**Directive**. Retype the opening lines of the listing below, ending with the line that contains "const yTickLabels = ['0', '0.1', '0.2', '0.3', '0.4', '0.5'];", and leave out any pictures.

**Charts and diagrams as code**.
** start **

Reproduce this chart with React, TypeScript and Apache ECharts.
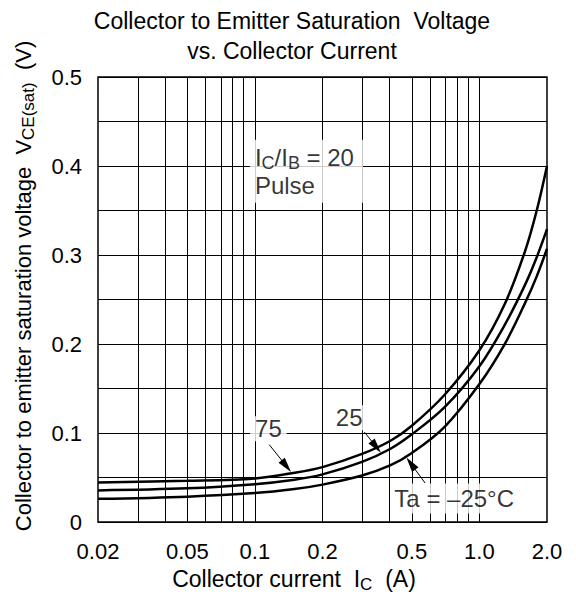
import { useEffect, useRef } from 'react';
import * as echarts from 'echarts';

// Collector current I_C (A)
const currents = [0.02, 0.05, 0.1, 0.15, 0.2, 0.3, 0.4, 0.5, 0.7, 1.0, 1.3, 1.6, 1.8, 2.0];
// V_CE(sat) (V) for each ambient temperature
const vce75 = [0.0445, 0.0463, 0.049, 0.0553, 0.0617, 0.0765, 0.091, 0.1082, 0.143, 0.193, 0.2455, 0.305, 0.35, 0.4];
const vce25 = [0.0355, 0.0378, 0.0425, 0.0475, 0.0535, 0.0675, 0.082, 0.0985, 0.129, 0.175, 0.222, 0.267, 0.2975, 0.329];
const vceMinus25 = [0.026, 0.0285, 0.0325, 0.037, 0.042, 0.0522, 0.0635, 0.0775, 0.107, 0.155, 0.2005, 0.2465, 0.276, 0.307];

const xTickValues = [0.02, 0.05, 0.1, 0.2, 0.5, 1.0, 2.0];
const xTickLabels = ['0.02', '0.05', '0.1', '0.2', '0.5', '1.0', '2.0'];
const xGridValues = [0.03, 0.04, 0.05, 0.06, 0.07, 0.08, 0.09, 0.1, 0.2, 0.3, 0.4, 0.5, 0.6, 0.7, 0.8, 0.9, 1.0];
const yTickLabels = ['0', '0.1', '0.2', '0.3', '0.4', '0.5'];

const titleText = 'Collector to Emitter Saturation  Voltage\nvs. Collector Current';
const xAxisTitle = 'Collector current  I{sub|C}  (A)';
const yAxisTitle = 'Collector to emitter saturation voltage  V{sub|CE(sat)}  (V)';

const annotationTexts = ['I{sub|C}/I{sub|B} = 20\nPulse', '75', '25', 'Ta = –25°C'];
// anchors in data units [I_C, V]
const annotationAnchors = [
  [0.095, 0.394],
  [0.1148, 0.1048],
  [0.263, 0.1172],
  [0.772, 0.0263],
];
const arrowStarts = [
  [0.1158, 0.0869],
  [0.3072, 0.1011],
  [0.573, 0.0438],
];
const arrowEnds = [
  [0.138, 0.0629],
  [0.347, 0.0844],
  [0.495, 0.0656],
];

const FONT = '"Liberation Sans", Arial, Helvetica, sans-serif';
const lg = (v: number) => Math.log10(v);

export default function App() {
  const ref = useRef<HTMLDivElement>(null);

  useEffect(() => {
    if (!ref.current) return;
    const chart = echarts.init(ref.current, null, { renderer: 'svg' });

    const curve = (name: string, vals: number[]) => ({
      name,
      type: 'line',
      data: currents.map((c, i) => [lg(c), vals[i]]),
      showSymbol: false,
      symbol: 'none',
      smooth: 0.35,
      lineStyle: { color: '#000', width: 2.5 },
      z: 5,
      silent: true,
    });

    const subRich = (size: number) => ({
      sub: { fontSize: size, lineHeight: size, verticalAlign: 'bottom', fontFamily: FONT, color: '#000', fill: '#000' },
    });

    const option: any = {
      animation: false,
      backgroundColor: '#fff',
      title: {
        text: titleText,
        left: 292,
        top: 6,
        textAlign: 'center',
        padding: 0,
        textStyle: { fontSize: 23, fontWeight: 'normal', lineHeight: 30, color: '#000', fontFamily: FONT },
      },
      grid: { left: 98, right: 29, top: 77, bottom: 82, show: true, borderColor: '#000', borderWidth: 1.5 },
      xAxis: {
        type: 'value',
        min: lg(0.02),
        max: lg(2.0),
        axisLine: { show: false },
        axisTick: { show: false },
        splitLine: { show: false },
        axisLabel: {
          customValues: xTickValues.map(lg),
          formatter: (v: number) => {
            const i = xTickValues.findIndex((t) => Math.abs(lg(t) - v) < 1e-6);
            return i >= 0 ? xTickLabels[i] : '';
          },
          margin: 18,
          fontSize: 22,
          color: '#000',
          fontFamily: FONT,
        },
      },
      yAxis: {
        type: 'value',
        min: 0,
        max: 0.5,
        interval: 0.05,
        axisLine: { show: false },
        axisTick: { show: false },
        splitLine: { show: true, lineStyle: { color: '#000', width: 1 } },
        axisLabel: {
          formatter: (v: number) => {
            const i = Math.round(v * 20);
            return i % 2 === 0 ? yTickLabels[i / 2] : '';
          },
          margin: 16,
          fontSize: 22,
          color: '#000',
          fontFamily: FONT,
        },
      },
      graphic: [
        {
          type: 'text',
          x: 294,
          y: 579,
          style: {
            text: xAxisTitle,
            fontSize: 23,
            lineHeight: 28,
            fontFamily: FONT,
            fill: '#000',
            align: 'center',
            verticalAlign: 'middle',
            rich: subRich(17),
          },
        },
        {
          type: 'text',
          x: 23,
          y: 286,
          rotation: Math.PI / 2,
          style: {
            text: yAxisTitle,
            fontSize: 22,
            lineHeight: 28,
            fontFamily: FONT,
            fill: '#000',
            align: 'center',
            verticalAlign: 'middle',
            rich: subRich(17),
          },
        },
      ],
      series: [
        {
          name: 'grid-x',
          type: 'line',
          data: [],
          z: 1,
          silent: true,
          markLine: {
            silent: true,
            symbol: 'none',
            label: { show: false },
            lineStyle: { color: '#000', width: 1, type: 'solid' },
            emphasis: { disabled: true },
            data: xGridValues.map((v) => ({ xAxis: lg(v) })),
          },
        },
        curve('75', vce75),
        curve('25', vce25),
        curve('-25', vceMinus25),
        {
          name: 'annotations',
          type: 'scatter',
          symbolSize: 0,
          itemStyle: { color: 'rgba(0,0,0,0)' },
          z: 10,
          silent: true,
          data: annotationTexts.map((t, i) => ({
            name: t,
            value: [lg(annotationAnchors[i][0]), annotationAnchors[i][1]],
            label: {
              show: true,
              formatter: (p: any) => p.name,
              position: i === 0 ? 'right' : 'inside',
              distance: 0,
              align: i === 0 ? 'left' : 'center',
              fontSize: 24,
              lineHeight: i === 0 ? 28 : 24,
              color: '#000',
              fontFamily: FONT,
              backgroundColor: '#fff',
              padding: i === 0 ? [4, 9, 3, 5] : i === 3 ? [3, 3, 3, 3] : [0, 5, 1, 5],
              rich: subRich(18),
            },
          })),
          markLine: {
            silent: true,
            symbol: ['none', 'triangle'],
            label: { show: false },
            lineStyle: { color: '#000', width: 1, type: 'solid' },
            itemStyle: { color: '#000' },
            emphasis: { disabled: true },
            data: arrowStarts.map((s, i) => [
              { coord: [lg(s[0]), s[1]], symbol: 'none' },
              { coord: [lg(arrowEnds[i][0]), arrowEnds[i][1]], symbol: 'triangle', symbolSize: [8, 15] },
            ]),
          },
        },
      ],
    };

    chart.setOption(option);
    return () => chart.dispose();
  }, []);

  return <div ref={ref} style={{ position: 'fixed', left: 0, top: 0, width: 576, height: 604 }} />;
}
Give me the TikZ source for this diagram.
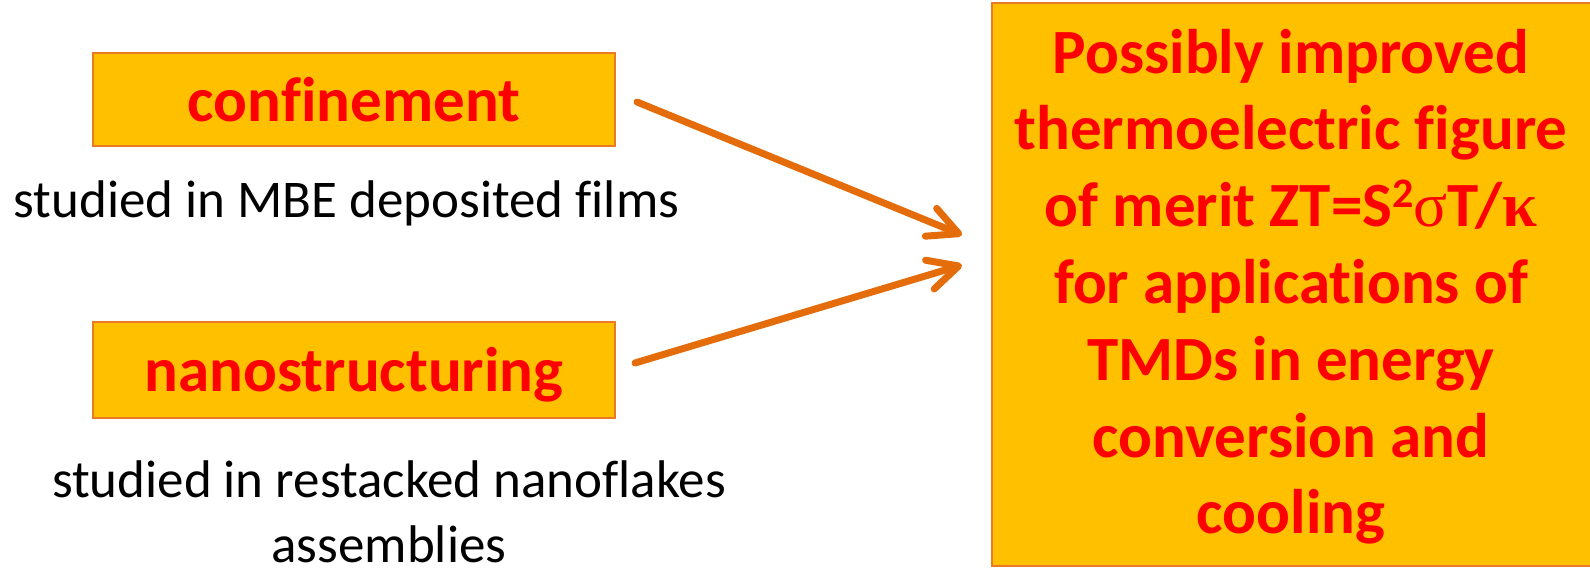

** end **

**Result of this exercise**.
Reproduce this chart with React, TypeScript and Apache ECharts.
import { useEffect, useRef } from 'react';
import * as echarts from 'echarts';

// Collector current I_C (A)
const currents = [0.02, 0.05, 0.1, 0.15, 0.2, 0.3, 0.4, 0.5, 0.7, 1.0, 1.3, 1.6, 1.8, 2.0];
// V_CE(sat) (V) for each ambient temperature
const vce75 = [0.0445, 0.0463, 0.049, 0.0553, 0.0617, 0.0765, 0.091, 0.1082, 0.143, 0.193, 0.2455, 0.305, 0.35, 0.4];
const vce25 = [0.0355, 0.0378, 0.0425, 0.0475, 0.0535, 0.0675, 0.082, 0.0985, 0.129, 0.175, 0.222, 0.267, 0.2975, 0.329];
const vceMinus25 = [0.026, 0.0285, 0.0325, 0.037, 0.042, 0.0522, 0.0635, 0.0775, 0.107, 0.155, 0.2005, 0.2465, 0.276, 0.307];

const xTickValues = [0.02, 0.05, 0.1, 0.2, 0.5, 1.0, 2.0];
const xTickLabels = ['0.02', '0.05', '0.1', '0.2', '0.5', '1.0', '2.0'];
const xGridValues = [0.03, 0.04, 0.05, 0.06, 0.07, 0.08, 0.09, 0.1, 0.2, 0.3, 0.4, 0.5, 0.6, 0.7, 0.8, 0.9, 1.0];
const yTickLabels = ['0', '0.1', '0.2', '0.3', '0.4', '0.5'];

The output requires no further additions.